I sooooo wish I lived there Neice. Flicks could use alot of trail hours under saddle.
_Posted via Mobile Device_


----------



## ilyTango (Mar 7, 2010)

Everything's so GREEN!


----------



## QOS (Dec 8, 2008)

We had a fantastic time and are working on finding a place to camp/board the horses that is near by. We want to spend a weekend riding. Woot!!! It is about 110 miles from here so it isn't that far!


----------



## Woodsy (Jun 25, 2010)

I am about to get a trailer for the first time so I have so many new opportunities opening up for me! This place looks neat and I am only about 3 hours out. 

How do you go about finding a place where you can keep horses for a night or 2? Never got to do this kind of thing before.


----------



## QOS (Dec 8, 2008)

Woodsey, I called a very nice lady Toni at www.leashandbridleboarding.com 
and she said in October she should be able to accommodate overnighter's and even has places for RV trailers. It is about 24 miles from Pundt Park. Also there is a place in Humble for Endurance Riders and we have been in contact with her and she said that she might be able to accommodate a small group with horses. We have just started googling everything. 

It was simply a stunning park. Ebenezer in Jasper has more rugged trails and camp grounds for horses which is really nice but this park was just a winner with all of us. 

Here is another picture of us at the park. That is me in the creek with Dashing Big Red. The horses had originally had hissies for some reason about crossing. Red was like "get out of the way...the water is a good place to be when you don't sweat normally!!" and he piled on in for a drink and to be soaked with water with my Sham Wow!!


----------



## Equine Angel (Oct 31, 2010)

I live less than a mile fromt here and have only rode their once. everyone in the area seems to love it though.


----------



## QOS (Dec 8, 2008)

We rode at the airport last week before last and will ride there, Cypress Creek and Pundt again on November 20. We are really looking forward to that!


----------



## Equine Angel (Oct 31, 2010)

How far is it from where you are? DId you hear about the rider lifeflighted from there? Its been about a month and he broke leg, fractured ribs. He was on the families dead broke horse and jus thad an accident...I ride their draft horse. 

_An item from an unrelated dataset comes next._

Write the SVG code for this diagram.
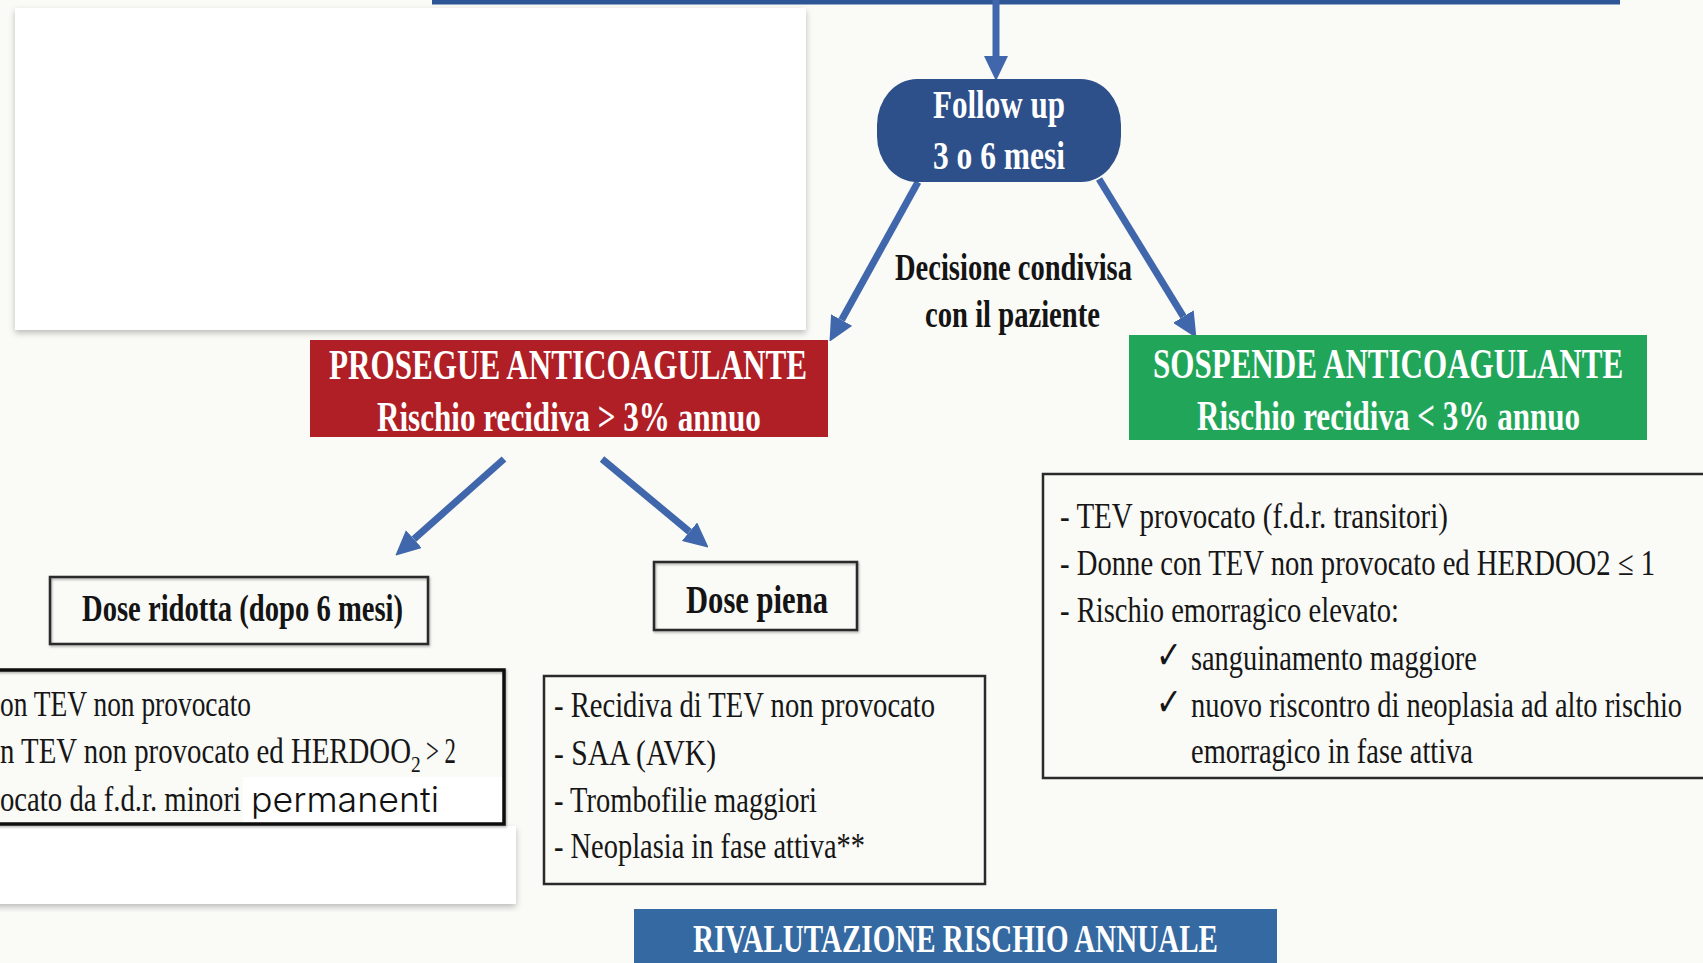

I dont do much riding off on trails unfortunatly but I train in the area.


----------



## QOS (Dec 8, 2008)

OMG no I didn't hear about that. I hope he is ok. Where did it happen at?

We are in the Beaumont area so about 100 miles away. We will be riding there on the 21st of this month. We are riding with the Airport Rangers at the airport, at Cypress and Pundt.


----------



## Equine Angel (Oct 31, 2010)

Near the creek and a big hill at Pundt. That sounds like a fun ride. How many peopel do you usually ride with. Check out this website: 
www.wildheartstrailriders.com
They ride at Pundt alot. The barn where I ride and several horses are boarded is riding distance from the back of pundt park.


----------



## QOS (Dec 8, 2008)

When we rode at Pundt I think there were about 16 of us. I remember there were 8 trailers stretching down IH 10! It varies on the rides - we rode at the airport two weeks ago and there were 8 of us. Do you know of a place where we could overnight with our horses and trailers? That is what is hanging us up from riding there more often is a place to stay! It is a 100 mile drive and we would like to find a place that could accommodate us!


----------